Je précise qu'il ne s'agit pas de "victimiser" qui que ce soit ; terme visant juste à dépolitiser un débat et à penser que les classes sociales (au sens de groupe socialement constitué ce que sont par exemple les femmes et les hommes). Il s'agit de constater que la société est traversée de rapports de pouvoir. Alors évidemment si vous n'y "croyez" pas, comme s'il était question de croyance ici, il est inutile de lire mon blog.
Comment étudier la sexualité ? Comment étudier un acte culturel qui s'est tout entier construit pendant des siècles pour le simple plaisir masculin (tout au moins de certaines classes sociales masculines) sur la soumission, l'humiliation, la haine et la destruction des femmes ?
Comment étudier la séduction en voyant la femme comme sujet ? Peut-elle même l'être ? N'y a-t-il pas objétisation immédiate dans un rapport hétérosexuel, par essence ai je envie de dire ?

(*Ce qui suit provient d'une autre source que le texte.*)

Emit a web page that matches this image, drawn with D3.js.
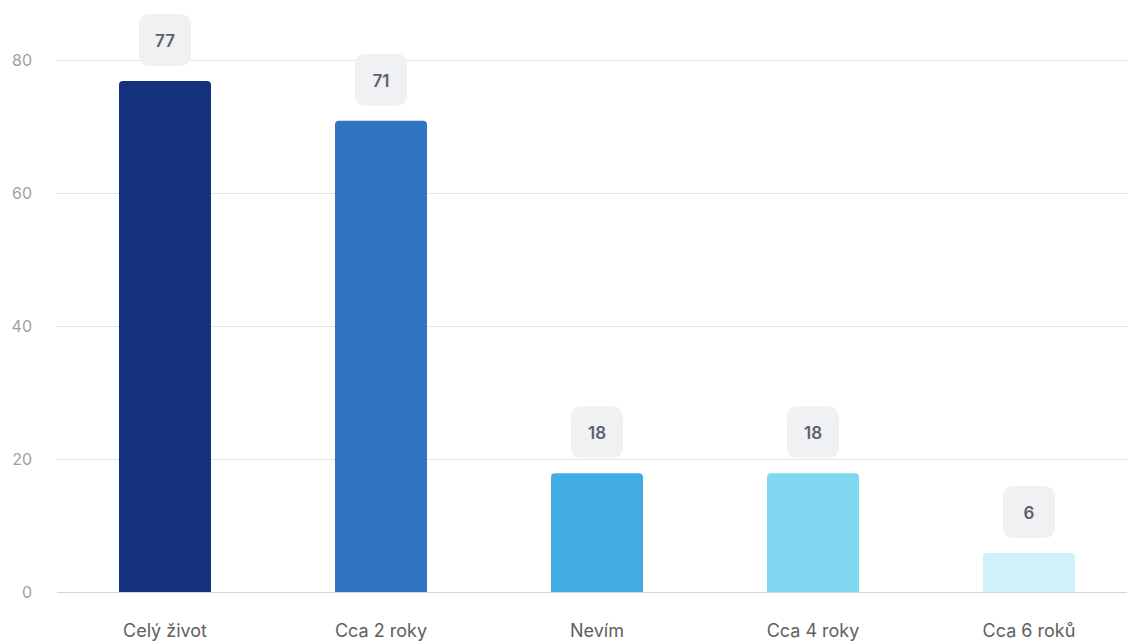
<!DOCTYPE html>
<html><head><meta charset="utf-8">
<script src="https://cdn.jsdelivr.net/npm/d3@7"></script>
<style>html,body{margin:0;padding:0;background:#fff;}svg{display:block;font-family:Inter,"Noto Sans",sans-serif;}</style>
</head><body>
<svg id="c" width="1127" height="642"></svg>
<script>
const categories = ["Celý život", "Cca 2 roky", "Nevím", "Cca 4 roky", "Cca 6 roků"];
const values = [77, 71, 18, 18, 6];
const colors = ["#14317d", "#3074c2", "#42ade5", "#80d8f1", "#cff1fa"];
const yTicks = [0, 20, 40, 60, 80];

(function () {
const svg = d3.select("#c");
const mLeft = 57, mRight = 1137, mTop = 60, mBottom = 592;
const x = d3.scaleBand().domain(categories).range([mLeft, mRight]).padding(0);
const y = d3.scaleLinear().domain([0, 80]).range([mBottom, mTop]);
const barW = x.bandwidth() * 0.426;

// grid
svg.append("g").selectAll("line").data(yTicks.filter(d => d > 0)).join("line")
  .attr("x1", mLeft).attr("x2", 1127)
  .attr("y1", d => y(d) + 0.5).attr("y2", d => y(d) + 0.5)
  .attr("stroke", "#e4e6ea").attr("stroke-width", 1);

// y labels
svg.append("g").selectAll("text").data(yTicks).join("text")
  .attr("x", 32).attr("y", d => y(d)).attr("dy", "0.35em")
  .attr("text-anchor", "end").attr("fill", "#a0a0a0").attr("font-size", 16)
  .text(d => d);

// bars with rounded top
const r = 4;
svg.append("g").selectAll("path").data(values).join("path")
  .attr("fill", (d, i) => colors[i])
  .attr("d", (d, i) => {
    const cx = x(categories[i]) + x.bandwidth() / 2;
    const x0 = cx - barW / 2, x1 = cx + barW / 2;
    const yt = y(d) + 1, yb = y(0);
    return `M${x0},${yb}V${yt + r}Q${x0},${yt} ${x0 + r},${yt}H${x1 - r}Q${x1},${yt} ${x1},${yt + r}V${yb}Z`;
  });

// baseline
svg.append("line").attr("x1", mLeft).attr("x2", 1127)
  .attr("y1", y(0) + 0.5).attr("y2", y(0) + 0.5)
  .attr("stroke", "#cbd5ee").attr("stroke-width", 1);

// value labels
const lg = svg.append("g").selectAll("g").data(values).join("g")
  .attr("transform", (d, i) => `translate(${x(categories[i]) + x.bandwidth() / 2},${y(d) - 40})`);
lg.append("rect").attr("x", -26).attr("y", -26).attr("width", 52).attr("height", 52)
  .attr("rx", 10).attr("fill", "#f0f1f2");
lg.append("text").attr("text-anchor", "middle").attr("dy", "0.35em").attr("y", 1)
  .attr("font-size", 17).attr("font-weight", 600).attr("fill", "#5d6070")
  .text(d => d);

// x labels
svg.append("g").selectAll("text").data(categories).join("text")
  .attr("x", d => x(d) + x.bandwidth() / 2).attr("y", 631).attr("dy", "0.35em")
  .attr("text-anchor", "middle").attr("fill", "#606060").attr("font-size", 18)
  .text(d => d);
})();
</script>
</body></html>
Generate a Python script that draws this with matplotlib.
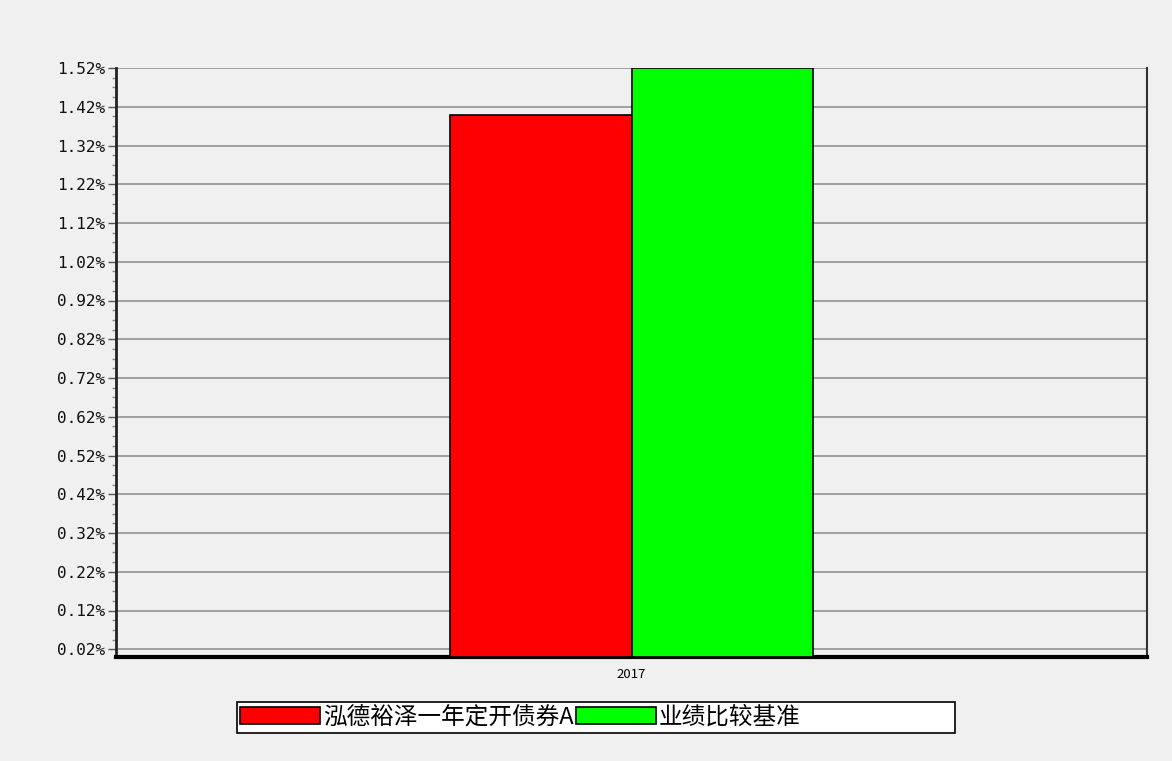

Ce qu'on a appelé "sex-positive" est peut-être tombé dans l'écueil inverse de ce dans quoi est tombé le mouvement abolitionniste ; ne plus rien oser analyser, ne plus rien oser déconstruire. Tout acte sexuel tant qu'il contribuait au plaisir était bien, intéressant. Comme disait une féministe célèbre "moi je pose mon féminisme au pied du lit". Alors peut-être qu'il faut le poser quand on y est dans ce fameux lit mais en dehors de cela, peut-être faut-il re-interroger la sexualité, re-interroger nos pratiques, questionner l'hétérosexualité.